** INSTRUCTION **
Starting at the first line of the data, please print exactly those lines through the one that holds "Sans Condensed, Open", omitting every picture.

** DATA EXTRACT **

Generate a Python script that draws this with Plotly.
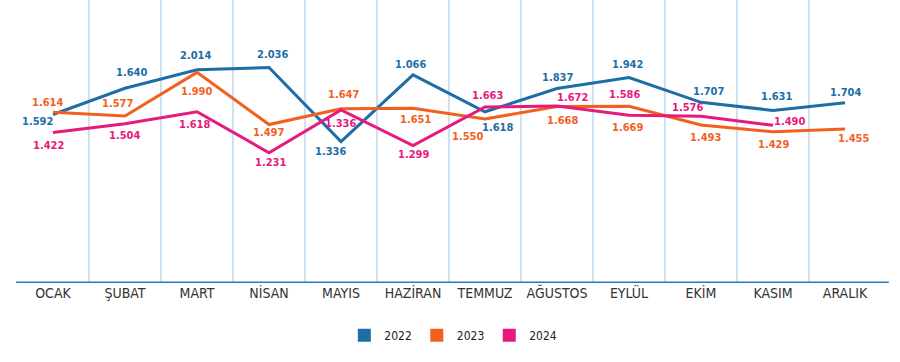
import plotly.graph_objects as go

months = ["OCAK", "ŞUBAT", "MART", "NİSAN", "MAYIS", "HAZİRAN", "TEMMUZ",
          "AĞUSTOS", "EYLÜL", "EKİM", "KASIM", "ARALIK"]

v2022 = [1.592, 1.840, 2.014, 2.036, 1.336, 1.966, 1.618, 1.837, 1.942, 1.707, 1.631, 1.704]
v2023 = [1.614, 1.577, 1.990, 1.497, 1.647, 1.651, 1.550, 1.668, 1.669, 1.493, 1.429, 1.455]
v2024 = [1.422, 1.504, 1.618, 1.231, 1.636, 1.299, 1.663, 1.672, 1.586, 1.576, 1.490, None]

lab2022 = ["1.592", "1.640", "2.014", "2.036", "1.336", "1.066", "1.618", "1.837", "1.942", "1.707", "1.631", "1.704"]
lab2023 = ["1.614", "1.577", "1.990", "1.497", "1.647", "1.651", "1.550", "1.668", "1.669", "1.493", "1.429", "1.455"]
lab2024 = ["1.422", "1.504", "1.618", "1.231", "1.336", "1.299", "1.663", "1.672", "1.586", "1.576", "1.490", ""]

years = ["2022", "2023", "2024"]

# label offsets in pixels (dx, dy downwards positive)
off2022 = [(-16, 7), (6, -16), (-2, -14), (3, -13), (-11, 10), (-3, -10), (12, 16),
           (0, -11), (-2, -13), (7, -11), (3, -14), (0, -10)]
off2023 = [(-6, -10), (-8, -13), (-1, 19), (-1, 8), (2, -14), (2, 11), (-18, 18),
           (5, 14), (-2, 21), (4, 13), (0, 13), (8, 9)]
off2024 = [(-5, 13), (-1, 12), (-3, 13), (1, 10), (-1, 14), (0, 9), (2, -12),
           (15, -9), (-5, -21), (-14, -9), (16, -4), (0, 0)]

colors = ["#1d6ea7", "#f2601f", "#e8197c"]
FONT = "DejaVu Sans Condensed, Open Sans, sans-serif"

x = list(range(len(months)))
fig = go.Figure()
for vals, col in zip([v2022, v2023, v2024], colors):
    fig.add_trace(go.Scatter(x=x, y=vals, mode="lines", line=dict(color=col, width=3),
                             showlegend=False, hoverinfo="skip", connectgaps=False))
for yr, col in zip(years, colors):
    fig.add_trace(go.Scatter(x=[None], y=[None], mode="markers", name=yr,
                             marker=dict(symbol="square", size=13, color=col)))

annotations = []
for vals, labs, offs, col in zip([v2022, v2023, v2024], [lab2022, lab2023, lab2024],
                                 [off2022, off2023, off2024], colors):
    for i, (v, t, o) in enumerate(zip(vals, labs, offs)):
        if v is None or not t:
            continue
        annotations.append(dict(x=i, y=v, xref="x", yref="y", text="<b>" + t + "</b>",
                                showarrow=False, xshift=o[0], yshift=-o[1],
                                font=dict(family=FONT, size=11, color=col)))

fig.update_layout(
    width=900, height=362,
    margin=dict(l=17, r=19, t=0, b=79),
    paper_bgcolor="white", plot_bgcolor="white",
    annotations=annotations,
    showlegend=True,
    legend=dict(orientation="h", x=0.505, xanchor="center", y=-0.185, yanchor="middle",
                font=dict(family=FONT, size=12, color="#222"), itemclick=False),
    xaxis=dict(range=[-0.5, 11.5], tickmode="array", tickvals=x, ticktext=months,
               showgrid=False, zeroline=False, showline=False, ticks="",
               tickfont=dict(family=FONT, size=14, color="#333"),
               minor=dict(tickmode="array", tickvals=[i + 0.5 for i in range(11)],
                          showgrid=True, gridcolor="#cce2f1", gridwidth=1.5),
               automargin=False, fixedrange=True),
    yaxis=dict(range=[0, 2.674], visible=False, showgrid=False, zeroline=False,
               fixedrange=True),
    shapes=[dict(type="line", xref="paper", yref="y", x0=-0.001, x1=1.009, y0=0, y1=0,
                 line=dict(color="#2a7ab2", width=3))],
)

fig.write_html("out.html", config={"displayModeBar": False},
               post_script="document.body.style.margin='0';")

** THE SOLUTION **
Generate a Python script that draws this with Plotly.
import plotly.graph_objects as go

months = ["OCAK", "ŞUBAT", "MART", "NİSAN", "MAYIS", "HAZİRAN", "TEMMUZ",
          "AĞUSTOS", "EYLÜL", "EKİM", "KASIM", "ARALIK"]

v2022 = [1.592, 1.840, 2.014, 2.036, 1.336, 1.966, 1.618, 1.837, 1.942, 1.707, 1.631, 1.704]
v2023 = [1.614, 1.577, 1.990, 1.497, 1.647, 1.651, 1.550, 1.668, 1.669, 1.493, 1.429, 1.455]
v2024 = [1.422, 1.504, 1.618, 1.231, 1.636, 1.299, 1.663, 1.672, 1.586, 1.576, 1.490, None]

lab2022 = ["1.592", "1.640", "2.014", "2.036", "1.336", "1.066", "1.618", "1.837", "1.942", "1.707", "1.631", "1.704"]
lab2023 = ["1.614", "1.577", "1.990", "1.497", "1.647", "1.651", "1.550", "1.668", "1.669", "1.493", "1.429", "1.455"]
lab2024 = ["1.422", "1.504", "1.618", "1.231", "1.336", "1.299", "1.663", "1.672", "1.586", "1.576", "1.490", ""]

years = ["2022", "2023", "2024"]

# label offsets in pixels (dx, dy downwards positive)
off2022 = [(-16, 7), (6, -16), (-2, -14), (3, -13), (-11, 10), (-3, -10), (12, 16),
           (0, -11), (-2, -13), (7, -11), (3, -14), (0, -10)]
off2023 = [(-6, -10), (-8, -13), (-1, 19), (-1, 8), (2, -14), (2, 11), (-18, 18),
           (5, 14), (-2, 21), (4, 13), (0, 13), (8, 9)]
off2024 = [(-5, 13), (-1, 12), (-3, 13), (1, 10), (-1, 14), (0, 9), (2, -12),
           (15, -9), (-5, -21), (-14, -9), (16, -4), (0, 0)]

colors = ["#1d6ea7", "#f2601f", "#e8197c"]
FONT = "DejaVu Sans Condensed, Open Sans, sans-serif"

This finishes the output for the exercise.